• **TO BE DONE**
Extract each line of the material that follows exactly and omit its pictures.

• **SOURCE EXCERPT**
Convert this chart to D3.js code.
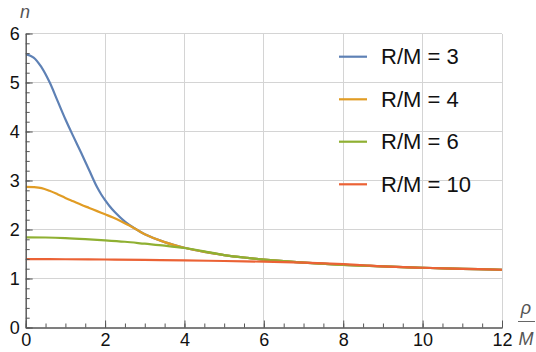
<!DOCTYPE html>
<html><head><meta charset="utf-8">
<script src="https://cdn.jsdelivr.net/npm/d3@7"></script>
<style>
html,body{margin:0;padding:0;background:#fff;}
svg{display:block;font-family:"Liberation Sans",Arial,sans-serif;}
</style></head>
<body>
<svg id="chart" width="536" height="352"></svg>
<script>
// ---- data ----
const xTicks = [0, 2, 4, 6, 8, 10, 12];
const yTicks = [0, 1, 2, 3, 4, 5, 6];
const seriesNames = ["R/M = 3", "R/M = 4", "R/M = 6", "R/M = 10"];
const seriesColors = ["#5E81B5", "#E19C24", "#8FB032", "#EB6235"];

const rhoRM3 = [0,0.2,0.4,0.6,0.8,1.0,1.2,1.4,1.6,1.7,1.8,1.9,2.0,2.1,2.25,2.5,2.75,3.0,3.5,4.0,4.5,5.0,5.5,6.0,6.5,7.0,8.0,9.0,10.0,11.0,12.0];
const nRM3   = [5.58,5.51,5.31,5.01,4.63,4.25,3.90,3.56,3.21,3.03,2.86,2.72,2.60,2.49,2.35,2.16,2.02,1.905,1.742,1.627,1.543,1.478,1.428,1.387,1.353,1.325,1.279,1.246,1.219,1.197,1.179];

const rhoRM4 = [0,0.2,0.4,0.6,0.8,1.0,1.2,1.4,1.6,1.8,2.0,2.2,2.4,2.6,2.8,3.0,3.5,4.0,4.5,5.0,5.5,6.0,6.5,7.0,8.0,9.0,10.0,11.0,12.0];
const nRM4   = [2.87,2.865,2.845,2.79,2.72,2.645,2.575,2.505,2.44,2.375,2.31,2.245,2.17,2.085,1.995,1.905,1.742,1.627,1.543,1.478,1.428,1.387,1.353,1.325,1.279,1.246,1.219,1.197,1.179];

const rhoRM6 = [0,0.5,1.0,1.5,2.0,2.5,3.0,3.5,4.0,4.5,5.0,5.5,6.0,6.5,7.0,8.0,9.0,10.0,11.0,12.0];
const nRM6   = [1.84,1.837,1.825,1.805,1.78,1.75,1.71,1.67,1.622,1.555,1.478,1.428,1.387,1.353,1.325,1.279,1.246,1.219,1.197,1.179];

const rhoRM10 = [0,1,2,3,4,5,6,7,8,8.5,9.0,10.0,11.0,12.0];
const nRM10   = [1.395,1.393,1.388,1.38,1.37,1.357,1.343,1.323,1.292,1.27,1.246,1.219,1.197,1.179];

const seriesX = [rhoRM3, rhoRM4, rhoRM6, rhoRM10];
const seriesY = [nRM3, nRM4, nRM6, nRM10];

// ---- chart ----
const svg = d3.select("#chart");
const x = d3.scaleLinear().domain([0, 12]).range([25.7, 502]);
const y = d3.scaleLinear().domain([0, 6]).range([327.5, 33.5]);

const axisColor = "#555";
const gridColor = "#d4d4d4";

// grid
const grid = svg.append("g");
grid.selectAll("line.v").data(xTicks.filter(d => d > 0)).join("line")
  .attr("x1", d => x(d)).attr("x2", d => x(d))
  .attr("y1", y(0)).attr("y2", y(6))
  .attr("stroke", gridColor).attr("stroke-width", 1).attr("shape-rendering", "crispEdges");
grid.selectAll("line.h").data(yTicks.filter(d => d > 0)).join("line")
  .attr("x1", x(0)).attr("x2", x(12))
  .attr("y1", d => y(d)).attr("y2", d => y(d))
  .attr("stroke", gridColor).attr("stroke-width", 1).attr("shape-rendering", "crispEdges");

// curves
svg.append("clipPath").attr("id", "clip").append("rect")
  .attr("x", x(0)).attr("y", y(6)).attr("width", x(12) - x(0)).attr("height", y(0) - y(6));
const line = d3.line().x(d => x(d[0])).y(d => y(d[1])).curve(d3.curveCatmullRom.alpha(0.5));
const curves = svg.append("g").attr("clip-path", "url(#clip)");
seriesX.forEach((xs, i) => {
  const pts = xs.map((v, j) => [v, seriesY[i][j]]);
  curves.append("path").datum(pts).attr("d", line)
    .attr("fill", "none").attr("stroke", seriesColors[i]).attr("stroke-width", 2.2)
    .attr("stroke-linejoin", "round");
});

// axes
function styleAxis(g) {
  g.select(".domain").attr("stroke", axisColor);
  g.selectAll(".tick line").attr("stroke", axisColor);
  g.selectAll(".tick text").attr("fill", "#111").attr("font-size", 18)
    .attr("font-family", "'Liberation Sans', Arial, sans-serif");
}
const xMinor = d3.axisBottom(x).tickValues(d3.range(0, 12.01, 0.5)).tickSize(-4).tickFormat("").tickSizeOuter(0);
const xMajor = d3.axisBottom(x).tickValues(xTicks).tickSize(-7).tickPadding(6).tickFormat(d3.format("d")).tickSizeOuter(0);
const yMinor = d3.axisLeft(y).tickValues(d3.range(0, 6.01, 0.2)).tickSize(-4).tickFormat("").tickSizeOuter(0);
const yMajor = d3.axisLeft(y).tickValues(yTicks).tickSize(-7).tickPadding(6).tickFormat(d3.format("d")).tickSizeOuter(0);

svg.append("g").attr("transform", `translate(0,${y(0)})`).call(xMinor).call(styleAxis);
svg.append("g").attr("transform", `translate(0,${y(0)})`).call(xMajor).call(styleAxis);
svg.append("g").attr("transform", `translate(${x(0)},0)`).call(yMinor).call(styleAxis);
svg.append("g").attr("transform", `translate(${x(0)},0)`).call(yMajor).call(styleAxis);

// axis labels
svg.append("text").attr("x", 25).attr("y", 18).attr("text-anchor", "middle")
  .attr("font-size", 18).attr("font-style", "italic").attr("fill", "#555").text("n");
svg.append("text").attr("x", 526).attr("y", 314).attr("text-anchor", "middle")
  .attr("font-size", 18).attr("font-style", "italic").attr("fill", "#555").text("ρ");
svg.append("line").attr("x1", 518).attr("x2", 535).attr("y1", 321.5).attr("y2", 321.5)
  .attr("stroke", "#666").attr("stroke-width", 1);
svg.append("text").attr("x", 526).attr("y", 345).attr("text-anchor", "middle")
  .attr("font-size", 18).attr("font-style", "italic").attr("fill", "#555").text("M");

// legend
const legendY = [56.7, 99.3, 141.7, 184.3];
const legend = svg.append("g");
seriesNames.forEach((name, i) => {
  legend.append("line").attr("x1", 339).attr("x2", 367)
    .attr("y1", legendY[i]).attr("y2", legendY[i])
    .attr("stroke", seriesColors[i]).attr("stroke-width", 2.2);
  legend.append("text").attr("x", 381).attr("y", legendY[i]).attr("dy", "0.35em")
    .attr("font-size", 22).attr("fill", "#111").text(name);
});
</script>
</body></html>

• **RESULT FOR THIS TASK**
Convert this chart to D3.js code.
<!DOCTYPE html>
<html><head><meta charset="utf-8">
<script src="https://cdn.jsdelivr.net/npm/d3@7"></script>
<style>
html,body{margin:0;padding:0;background:#fff;}
svg{display:block;font-family:"Liberation Sans",Arial,sans-serif;}
</style></head>
<body>
<svg id="chart" width="536" height="352"></svg>
<script>
// ---- data ----
const xTicks = [0, 2, 4, 6, 8, 10, 12];
const yTicks = [0, 1, 2, 3, 4, 5, 6];
const seriesNames = ["R/M = 3", "R/M = 4", "R/M = 6", "R/M = 10"];
const seriesColors = ["#5E81B5", "#E19C24", "#8FB032", "#EB6235"];

const rhoRM3 = [0,0.2,0.4,0.6,0.8,1.0,1.2,1.4,1.6,1.7,1.8,1.9,2.0,2.1,2.25,2.5,2.75,3.0,3.5,4.0,4.5,5.0,5.5,6.0,6.5,7.0,8.0,9.0,10.0,11.0,12.0];
const nRM3   = [5.58,5.51,5.31,5.01,4.63,4.25,3.90,3.56,3.21,3.03,2.86,2.72,2.60,2.49,2.35,2.16,2.02,1.905,1.742,1.627,1.543,1.478,1.428,1.387,1.353,1.325,1.279,1.246,1.219,1.197,1.179];

const rhoRM4 = [0,0.2,0.4,0.6,0.8,1.0,1.2,1.4,1.6,1.8,2.0,2.2,2.4,2.6,2.8,3.0,3.5,4.0,4.5,5.0,5.5,6.0,6.5,7.0,8.0,9.0,10.0,11.0,12.0];
const nRM4   = [2.87,2.865,2.845,2.79,2.72,2.645,2.575,2.505,2.44,2.375,2.31,2.245,2.17,2.085,1.995,1.905,1.742,1.627,1.543,1.478,1.428,1.387,1.353,1.325,1.279,1.246,1.219,1.197,1.179];

const rhoRM6 = [0,0.5,1.0,1.5,2.0,2.5,3.0,3.5,4.0,4.5,5.0,5.5,6.0,6.5,7.0,8.0,9.0,10.0,11.0,12.0];
const nRM6   = [1.84,1.837,1.825,1.805,1.78,1.75,1.71,1.67,1.622,1.555,1.478,1.428,1.387,1.353,1.325,1.279,1.246,1.219,1.197,1.179];

const rhoRM10 = [0,1,2,3,4,5,6,7,8,8.5,9.0,10.0,11.0,12.0];
const nRM10   = [1.395,1.393,1.388,1.38,1.37,1.357,1.343,1.323,1.292,1.27,1.246,1.219,1.197,1.179];

const seriesX = [rhoRM3, rhoRM4, rhoRM6, rhoRM10];
const seriesY = [nRM3, nRM4, nRM6, nRM10];

// ---- chart ----
const svg = d3.select("#chart");
const x = d3.scaleLinear().domain([0, 12]).range([25.7, 502]);
const y = d3.scaleLinear().domain([0, 6]).range([327.5, 33.5]);

const axisColor = "#555";
const gridColor = "#d4d4d4";

// grid
const grid = svg.append("g");
grid.selectAll("line.v").data(xTicks.filter(d => d > 0)).join("line")
  .attr("x1", d => x(d)).attr("x2", d => x(d))
  .attr("y1", y(0)).attr("y2", y(6))
  .attr("stroke", gridColor).attr("stroke-width", 1).attr("shape-rendering", "crispEdges");
grid.selectAll("line.h").data(yTicks.filter(d => d > 0)).join("line")
  .attr("x1", x(0)).attr("x2", x(12))
  .attr("y1", d => y(d)).attr("y2", d => y(d))
  .attr("stroke", gridColor).attr("stroke-width", 1).attr("shape-rendering", "crispEdges");

// curves
svg.append("clipPath").attr("id", "clip").append("rect")
  .attr("x", x(0)).attr("y", y(6)).attr("width", x(12) - x(0)).attr("height", y(0) - y(6));
const line = d3.line().x(d => x(d[0])).y(d => y(d[1])).curve(d3.curveCatmullRom.alpha(0.5));
const curves = svg.append("g").attr("clip-path", "url(#clip)");
seriesX.forEach((xs, i) => {
  const pts = xs.map((v, j) => [v, seriesY[i][j]]);
  curves.append("path").datum(pts).attr("d", line)
    .attr("fill", "none").attr("stroke", seriesColors[i]).attr("stroke-width", 2.2)
    .attr("stroke-linejoin", "round");
});

// axes
function styleAxis(g) {
  g.select(".domain").attr("stroke", axisColor);
  g.selectAll(".tick line").attr("stroke", axisColor);
  g.selectAll(".tick text").attr("fill", "#111").attr("font-size", 18)
    .attr("font-family", "'Liberation Sans', Arial, sans-serif");
}
const xMinor = d3.axisBottom(x).tickValues(d3.range(0, 12.01, 0.5)).tickSize(-4).tickFormat("").tickSizeOuter(0);
const xMajor = d3.axisBottom(x).tickValues(xTicks).tickSize(-7).tickPadding(6).tickFormat(d3.format("d")).tickSizeOuter(0);
const yMinor = d3.axisLeft(y).tickValues(d3.range(0, 6.01, 0.2)).tickSize(-4).tickFormat("").tickSizeOuter(0);
const yMajor = d3.axisLeft(y).tickValues(yTicks).tickSize(-7).tickPadding(6).tickFormat(d3.format("d")).tickSizeOuter(0);

svg.append("g").attr("transform", `translate(0,${y(0)})`).call(xMinor).call(styleAxis);
svg.append("g").attr("transform", `translate(0,${y(0)})`).call(xMajor).call(styleAxis);
svg.append("g").attr("transform", `translate(${x(0)},0)`).call(yMinor).call(styleAxis);
svg.append("g").attr("transform", `translate(${x(0)},0)`).call(yMajor).call(styleAxis);

// axis labels
svg.append("text").attr("x", 25).attr("y", 18).attr("text-anchor", "middle")
  .attr("font-size", 18).attr("font-style", "italic").attr("fill", "#555").text("n");
svg.append("text").attr("x", 526).attr("y", 314).attr("text-anchor", "middle")
  .attr("font-size", 18).attr("font-style", "italic").attr("fill", "#555").text("ρ");
svg.append("line").attr("x1", 518).attr("x2", 535).attr("y1", 321.5).attr("y2", 321.5)
  .attr("stroke", "#666").attr("stroke-width", 1);
svg.append("text").attr("x", 526).attr("y", 345).attr("text-anchor", "middle")
  .attr("font-size", 18).attr("font-style", "italic").attr("fill", "#555").text("M");

// legend
const legendY = [56.7, 99.3, 141.7, 184.3];
const legend = svg.append("g");
seriesNames.forEach((name, i) => {
  legend.append("line").attr("x1", 339).attr("x2", 367)
    .attr("y1", legendY[i]).attr("y2", legendY[i])
    .attr("stroke", seriesColors[i]).attr("stroke-width", 2.2);
  legend.append("text").attr("x", 381).attr("y", legendY[i]).attr("dy", "0.35em")
    .attr("font-size", 22).attr("fill", "#111").text(name);
});
</script>
</body></html>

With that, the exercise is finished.